***Out In The
American Psycho 1960s Night- Robert Mitchum’s Cape Fear
From The
Pen Of Frank Jackman
Cape Fear,
starring Robert Mitchum, Gregory Peck, Polly Bergen, 1962
No
question over the past year or so I have been on something of a Robert Mitchum
tear. Something about his abilities as a strong male actor of the old type who
could also be gentle struck a chord. Of course it all started with a look at
his classic noir film, Out Of The Past,
where trigger-happy Jane Greer was leading him around by the nose, and gangster
Kirk Douglas too.
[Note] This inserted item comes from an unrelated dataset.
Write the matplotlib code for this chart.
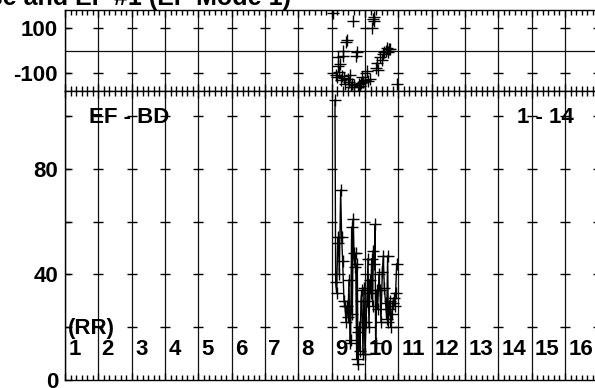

In that one he was trying to do the right thing at the end
although all it got him was a couple of slugs, maybe more, who knows when dear
Jane had her shooting habits on, for his efforts. In the film under review,
1962s Cape Fear, Brother Mitchum is
the antithesis of that early role and nothing but a stone-cold killer bad guy
and killer if anything got in his way.
And it
did. Seems good old boy Max Cady (Mitchum) had some scores to settle with one
Attorney Sam Bowden (Gregory Peck) whom
had been central in sending Max up for eight years after foiling a rape attempt
committed and being the prime witness against him in court. Max also had a long
and vicious memory, had spent his time up in stir plotting night and day the
“appropriate” way to gain revenge against Sam. So Max became Sam’s biggest
nightmare since his plan was to wreck Sam’s family, attempt to violate his wife
and barely teenage daughter-actually in the end just the daughter- to atone for
the loss of his own family and his own sense of manhood once he got sent to
stir.
The plot
revolved around the psychological terror Max tried to create to make Sam do
something rash and to strike fear into that daughter victim. And Max was aware
that his actions, which fell just calculatedly short of illegal, would have
that effect. This is one hombre that you do not want to mess around with-like
somebody said Max was “an animal.” This portrayal of human evil by Mitchum is
light years more scary than his devilish role in The Night Of The Hunter. This black and white film with its menacing
shadows is the standard for this film filled with more suspense than the 1991
remake when the violence dominated the plot.